Housing and Food Push Consumer Prices Up, Retail Sales Strong
- The March Consumer Price Index increased by 0.2 percent, as rents moved up.
- The March Core CPI also increased by 0.2 percent, and was up 1.7 percent over the past 12 months.
- Retail Sales for March were up a strong 1.1 percent as auto sales snapped back.
- Retail Sales Ex-Autos were also strong in March, up 0.7 percent, with gains in building materials.
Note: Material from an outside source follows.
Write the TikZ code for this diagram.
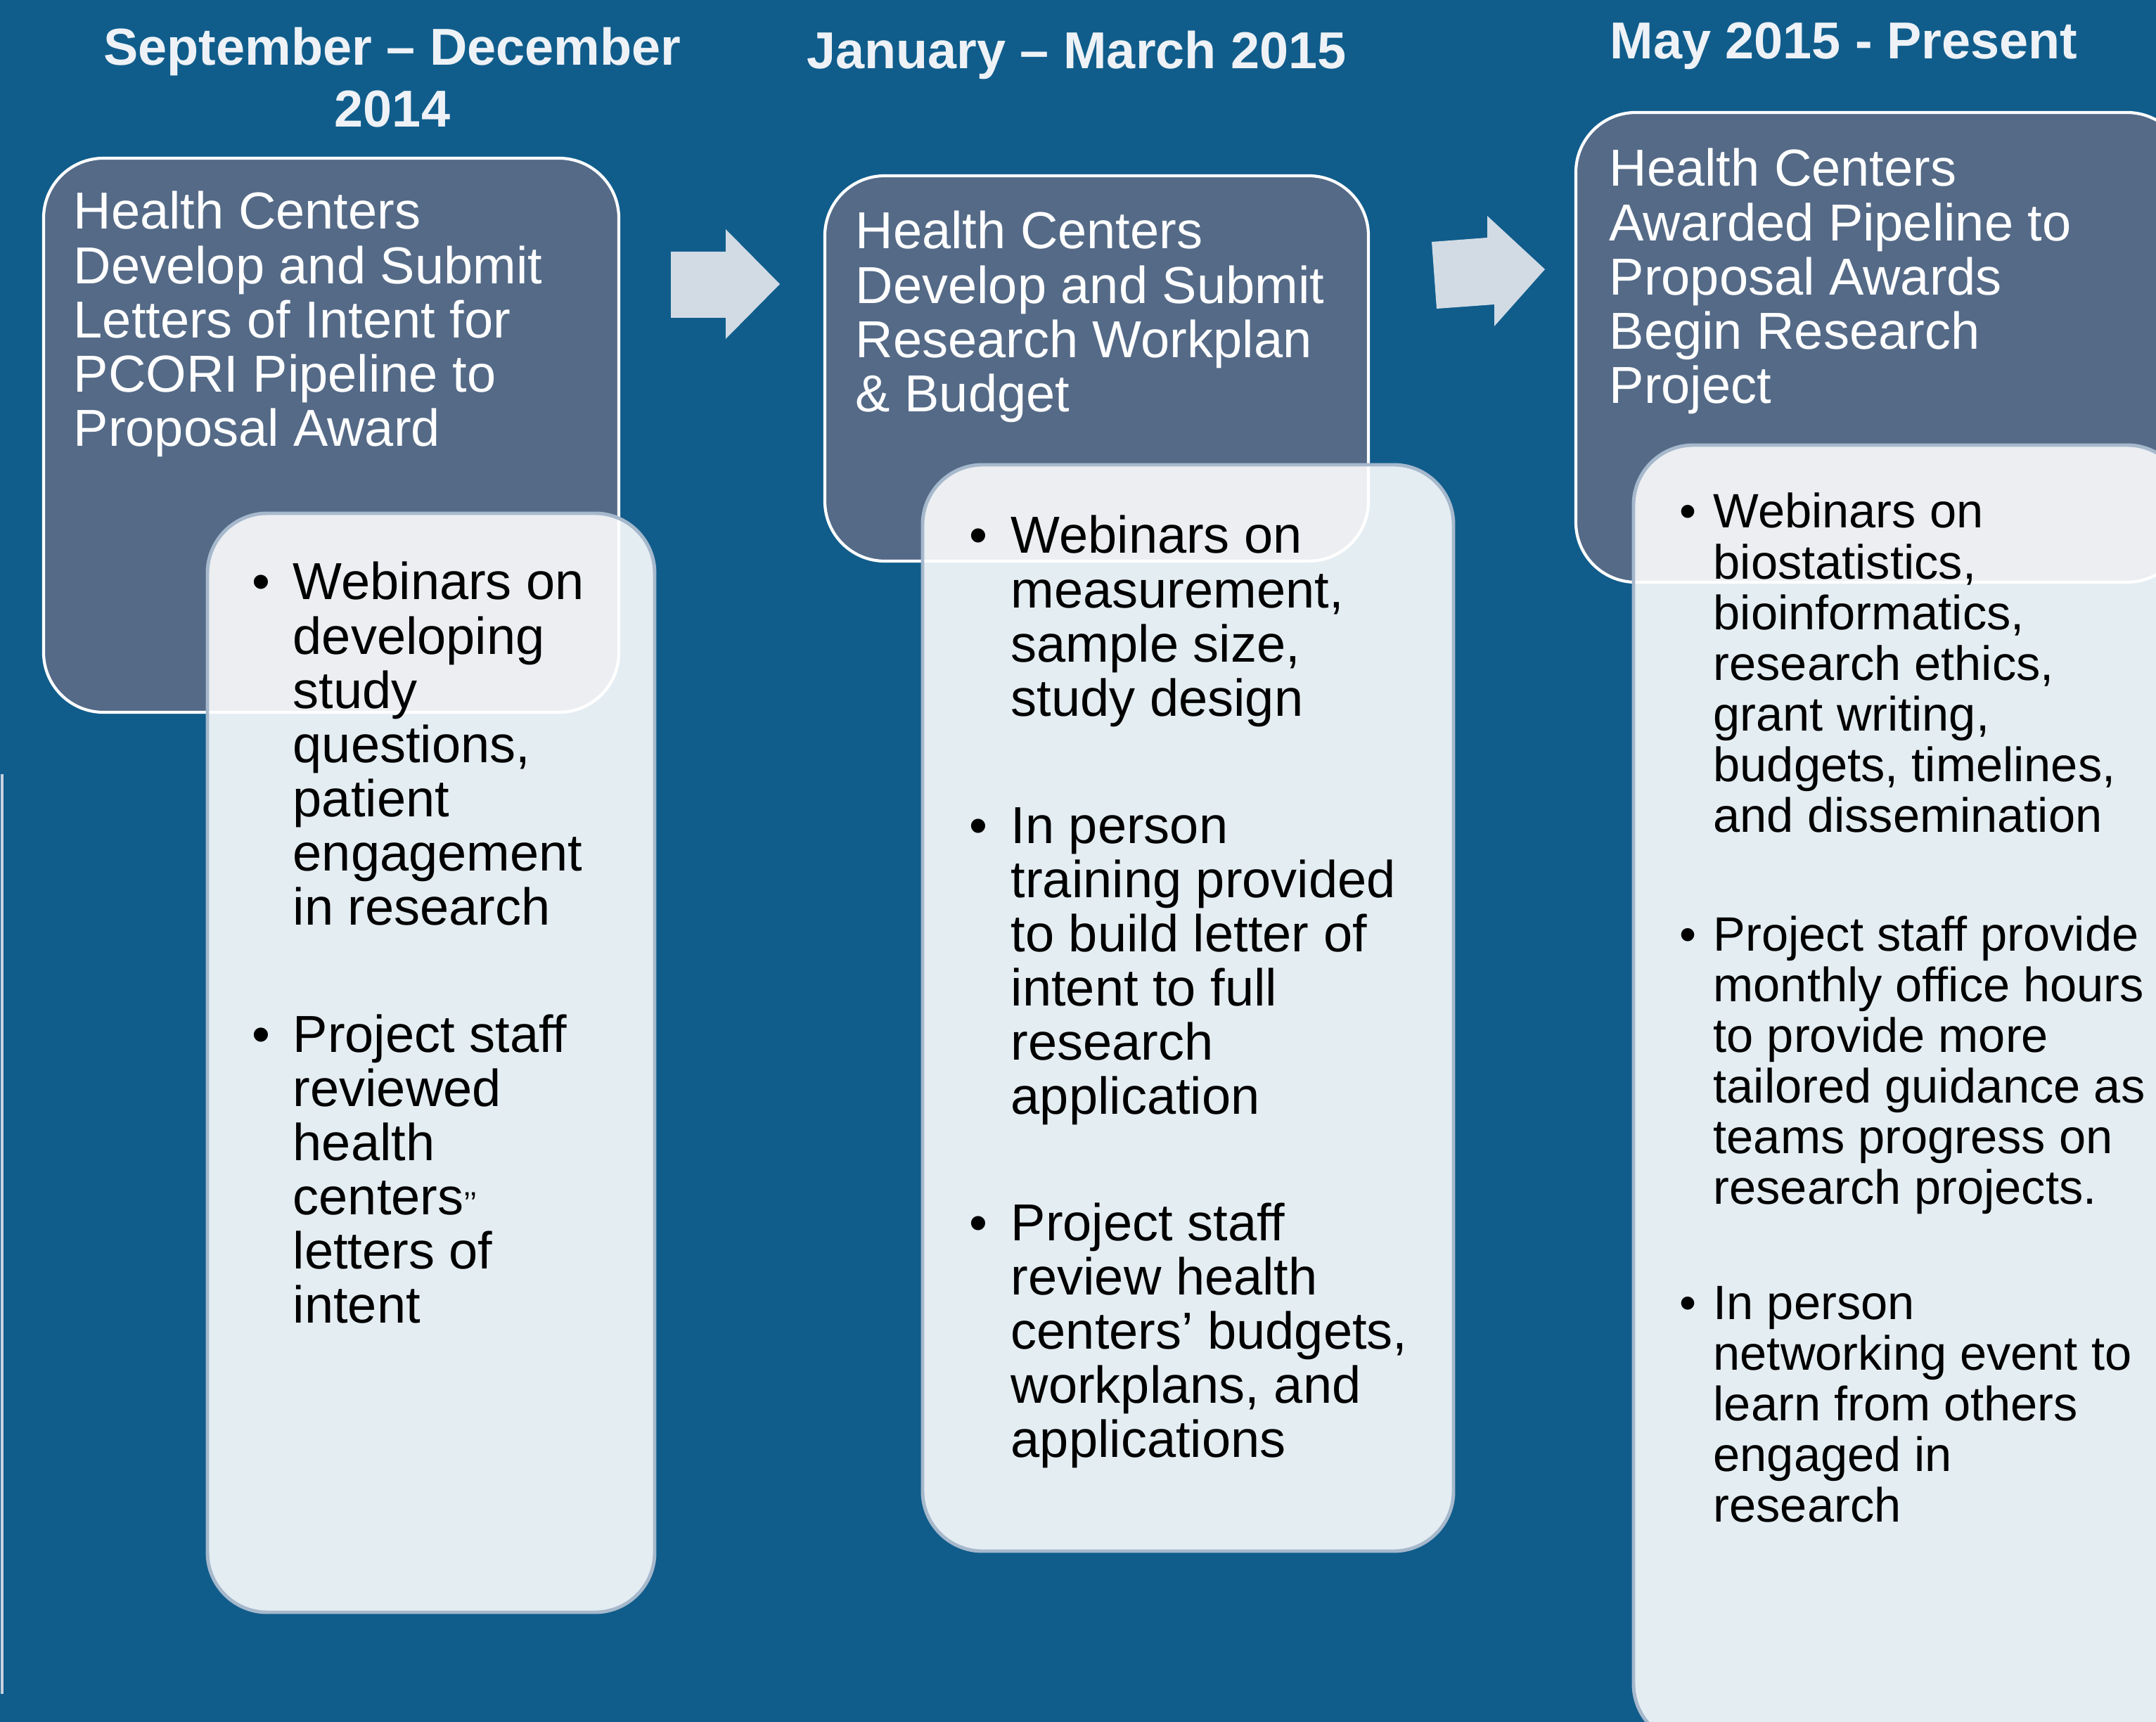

Even as the Federal Open Market Committee became increasingly concerned with low inflation, as seen in the minutes of their March 18/19 meeting, consumer price inflation was picking up. The Consumer Price Index for March increased by 0.2 percent, up from the previous two months of 0.1 percent gains. A key factor in the small uptick in consumer inflation was the cost of housing. House prices were up 11.4 percent in the fourth quarter of 2013 over the previous year, according to the Case-Shiller National U.S. House Price Index. Many large cities are well above the national average for house price appreciation. The Case-Shiller and other house price indexes do not factor directly into the CPI, but they are related. The Bureau of Labor Statistics calculates an index called owners’ equivalent rent. That index shows how much the average homeowner would have to pay to rent a house that is equivalent to the one they own. Obviously, house prices are a key factor in that index. As house prices go up, so too will the owners’ equivalent rent index which feeds into the shelter component of the CPI. Owners’ equivalent rent accounts for about 24 percent of headline CPI. Ongoing house price gains will keep upward pressure on the CPI. Also, rental vacancy rates are falling. We can expect ongoing upward pressure from traditional rents, which account for about 7 percent of headline CPI. So we can say that about a third of CPI will feel more pressure from housing markets for the remainder of the year. Energy prices were down slightly in March. Food prices were up 0.4 percent for the second straight month. The drought in California is showing up at the neighborhood grocery store. For those of us who do not eat, inflation was a non-issue in March. For everyone else, we see year-over-year growth in the CPI bottoming out and beginning to tick up this year.
Retail sales for March were up a strong 1.1 percent, driven by a snap back in unit auto sales to a 16.4 million unit annual rate. Retail sales of autos and parts were up 3.1 percent in March. Non-auto retail sales gained a solid 0.7 percent for the month. General merchandise store sales were up 1.9 percent in March and building material sales were up 1.8 percent. So in autos and building materials we see a weather-related bounce back. The strong retail sales growth seen in March will not be sustained in the months ahead, but it is nonetheless a sign that consumer spending is resilient.
Market Reaction: Equity markets are turning south after opening gains. Treasury yields are down. NYMEX crude oil is down to $103.91/barrel. Natural gas futures are up to $4.67/mmbtu.